In a preferred embodiment, the section of the pump housing in which the cylindrical insert is received is round and the cylindrical insert has a polygonal periphery, with the polygonal tips being a press fit in the section of the pump housing. This arrangement provides a secure hold of the cylindrical insert without distorting the cylinder bore. A further advantage is that the flats between the polygon tips form flow channels for exhaust gas.

In a preferred embodiment, the cylindrical insert is polygonal only over a portion of its length, with other portions of the cylindrical insert are substantially round and conform closely to the circular wall of the cylindrical liner. The latter sections may have one or more apertures drilled or otherwise formed therein to form restrictors - the sizes of such restrictors being readily varied to suit different pumping applications.

Further features of the invention will become apparent from the following description of a preferred embodiment, which is illustrated with reference to the accompanying drawings.

Show it:

Figure 1 is an axial sectional view through an electrically driven vacuum pump in which the invention is implemented;

Figure 2 is a cross-section along line 2 - 2 in Figure 1; and

Figure 3 is an axial section along the graduated line 3 - 3 in Figure 1.

The figures show an electrically driven vacuum pump with an upper housing shell 11, a lower housing shell 12 and a cylinder head 13. The upper housing shell has a cylindrical section 14 with a substantially closed upper end 15. The components 11, 12 and 13 can be made of die-cast aluminum.

A cylindrical insert 16 is pressed into the cylindrical section 14 and has an annular projection 17 which is located in a corresponding groove in the upper end 15. The insert has a generally octagonal central flange 18 (as best seen in Figure 2) which is press-fitted within the cylindrical section 15. The flats of the central flange form restrictors 20 with annular chambers 42, 43 on either side thereof. A lower flange 19 of the insert 16 is a close fit within the cylindrical section 14 and has a number of openings 21 extending therethrough. The insert is circumferentially cut out above and below the central flange 18 to reduce the amount of material and to facilitate molding and assembly. The insert can be made of a plastic material, e.g. nylon with a mineral filler.

Reciprocating in the cylinder bore 22 is a piston 23 driven by a connecting rod 24 which in turn is driven by the crankshaft 25 of an electric motor 26. The motor is supported by inner walls 27 of the upper and lower housing shells and a mounting plate 28; the electrical connections are provided by any suitable means.

The upper end 15 of the upper housing shell forms the passages of an inlet valve 31 and a concentric exhaust valve 32. The inlet valve is connected to an inlet pipe 33 for connection to, for example, a vacuum reservoir (not shown). The cylinder head 13 houses a pressure switch 34 which is operable to turn off the pump when the desired vacuum level is reached. An annular outlet chamber 35 formed in the cylinder head is connected by passages 36 to the space surrounding the cylindrical insert 16.

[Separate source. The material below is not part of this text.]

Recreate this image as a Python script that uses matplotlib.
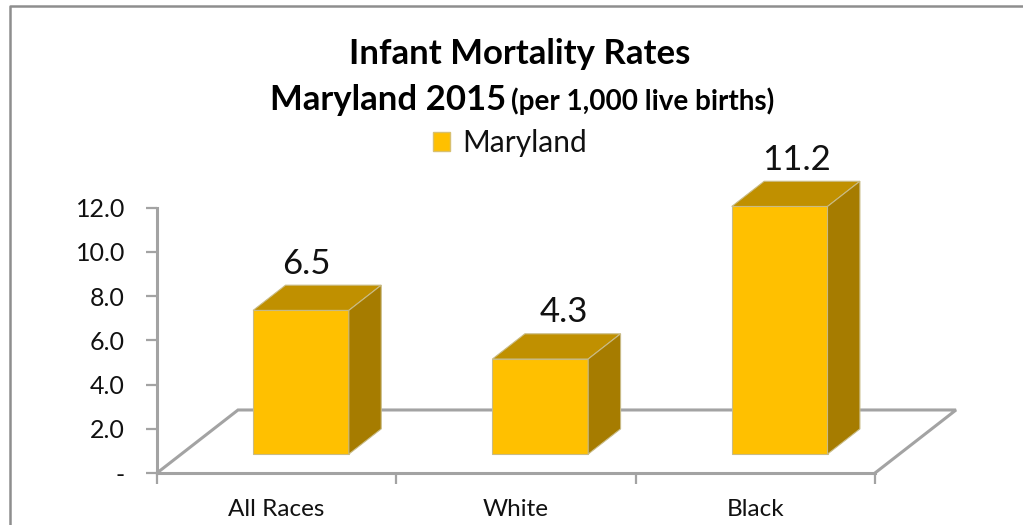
import matplotlib
matplotlib.use('Agg')
import matplotlib.pyplot as plt
from matplotlib.patches import Patch, Polygon

plt.rcParams['font.family'] = ['Lato', 'DejaVu Sans']

categories = ['All Races', 'White', 'Black']
values = [6.5, 4.3, 11.2]
label_shift = [5, 24, 17]
yticks = [0, 2, 4, 6, 8, 10, 12]
yticklabels = ['-', '2.0', '4.0', '6.0', '8.0', '10.0', '12.0']

W, H = 1023, 525
GREY = '#a3a3a3'
# floor depth in data units
depth_x = 81 / 239.3
depth_y = 63 / 22.1
bar_width = 0.4

fig = plt.figure(figsize=(W / 100, H / 100), dpi=100)
ax = fig.add_axes([157 / W, 1 - 473 / H, (875 - 157) / W, (473 - 207.7) / H])
ax.set_xlim(0, 3)
ax.set_ylim(0, 12)

# frame of the whole chart
fig.add_artist(plt.Line2D([10 / W, 10 / W, 1], [0, 1 - 6 / H, 1 - 6 / H], color='#8e8e8e', lw=1.8))

# floor
ax.plot([0, depth_x, 3 + depth_x, 3], [0, depth_y, depth_y, 0], color=GREY, lw=2.2,
        clip_on=False, zorder=1, solid_joinstyle='miter')


def bar3d(i, v):
    x0 = i + 0.5 - bar_width / 2 + 0.3 * depth_x
    x1 = x0 + bar_width
    y0 = 0.3 * depth_y
    y1 = y0 + v
    dx = 0.4 * depth_x
    dy = 0.4 * depth_y
    edge = '#c9bb85'
    ax.add_patch(Polygon([(x0, y0), (x1, y0), (x1, y1), (x0, y1)], fc='#ffc000', ec=edge, lw=0.8,
                         clip_on=False, zorder=3))
    ax.add_patch(Polygon([(x0, y1), (x1, y1), (x1 + dx, y1 + dy), (x0 + dx, y1 + dy)], fc='#c09000', ec=edge,
                         lw=0.8, clip_on=False, zorder=3))
    ax.add_patch(Polygon([(x1, y0), (x1 + dx, y0 + dy), (x1 + dx, y1 + dy), (x1, y1)], fc='#a67c00', ec=edge,
                         lw=0.8, clip_on=False, zorder=3))
    return x0 + bar_width / 2, y1 + dy


for i, v in enumerate(values):
    cx, top = bar3d(i, v)
    ax.annotate('%.1f' % v, (cx, top), xytext=(label_shift[i] * 0.72, 4), textcoords='offset points',
                ha='center', va='bottom', fontsize=25, color='#111111', annotation_clip=False)

for s in ['top', 'right']:
    ax.spines[s].set_visible(False)
for s in ['left', 'bottom']:
    ax.spines[s].set_color(GREY)
    ax.spines[s].set_linewidth(2.2)
ax.patch.set_visible(False)

ax.set_yticks(yticks)
ax.set_yticklabels(yticklabels, fontsize=18, color='#111111')
ax.set_xticks([0, 1, 2, 3])
ax.set_xticklabels([])
ax.set_xticks([0.5, 1.5, 2.5], minor=True)
ax.set_xticklabels(categories, minor=True, fontsize=17.5, color='#111111')
ax.tick_params(axis='x', which='minor', length=0, pad=19)
ax.tick_params(axis='both', which='major', length=8, width=1.6, color=GREY)
ax.tick_params(axis='y', which='major', pad=15)

# title
fig.text(520 / W, 1 - 54 / H, 'Infant Mortality Rates', ha='center', va='center', fontsize=25, fontweight='bold')
fig.text(270 / W, 1 - 110 / H, 'Maryland 2015', ha='left', va='baseline', fontsize=25, fontweight='bold')
fig.text(511 / W, 1 - 110 / H, '(per 1,000 live births)', ha='left', va='baseline', fontsize=20, fontweight='bold')

ax.legend(handles=[Patch(fc='#ffc000', ec='#d8c070', label='Maryland')], loc='center',
          bbox_to_anchor=(510 / W, 1 - 143 / H), bbox_transform=fig.transFigure, frameon=False,
          fontsize=21.5, handlelength=0.57, handleheight=0.57, handletextpad=0.4, labelcolor='#111111')

fig.savefig('out.png', dpi=100)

The crank chamber 37 and the annular space 38 surrounding the motor 26 form relatively large volume chambers which are connected to one another by a plurality of passages 39. An exhaust port has a filter 41 which, as shown, is provided in the wall of the lower housing shell and provides an outlet to the atmosphere. Several exhaust ports can be provided if desired.

In operation, exhaust from the exhaust valve 32 flows through the restrictor sequence 36, 20, 21, 39 and chambers 42, 43, 37, 38 to the exhaust filter 41 rather than directly to atmosphere. By carefully selecting the restrictor sizes and chamber volumes, the exhaust can be effectively silenced without significant modification of the pump or increase in manufacturing cost. Electrically operated vacuum pumps usually run at a fixed speed and the silencer arrangement can also be adjusted to achieve the maximum gas flow. However, the invention is also useful in mechanically driven vacuum pumps, including those for motor vehicles, where the operating speed may depend on the engine speed, for example.

Claims (9)

1. Vacuum pump with a housing (11, 12), a crank chamber (37), a cylindrical insert (16) which forms a pump bore (22) in the housing, a piston (23) which is movable back and forth in the bore, an inlet valve (31) and an outlet valve (32), characterized in that at least one outlet channel is provided through the housing (11, 12) between the cylindrical insert (16) and the housing (11, 12), the outlet channel extending from the outlet valve (32) into the crank chamber (37). 2. Pump according to claim 1, wherein the channel has a throttle point (20). 3. Pump according to claim 1 or 2, which has at least one inner wall (27) downstream of the outlet channel and which forms outlet chambers (37, 38) on each of its sides, there being at least one opening (39) in the wall. 4. Pump according to one of the preceding claims, in which the radially outer surface of the insert (16) is polygonal. 5. Pump according to claim 4, in which the polygonal tips of the insert (16) are press-fitted in the housing (11, 12). 6. Pump according to claim 4 or 5, wherein the radially outer surface of the insert (16) is polygonal only over a portion of its length. 7. Pump according to claim 6, wherein the section is arranged approximately centrally between the ends of the insert (16). 8. Pump according to claim 7, wherein the insert further comprises, approximately at one of its ends, a radially extending flange (19) which is a tight fit in the housing and has one or more openings (21). 9. Pump according to one of the preceding claims, in which the insert is made of plastic material.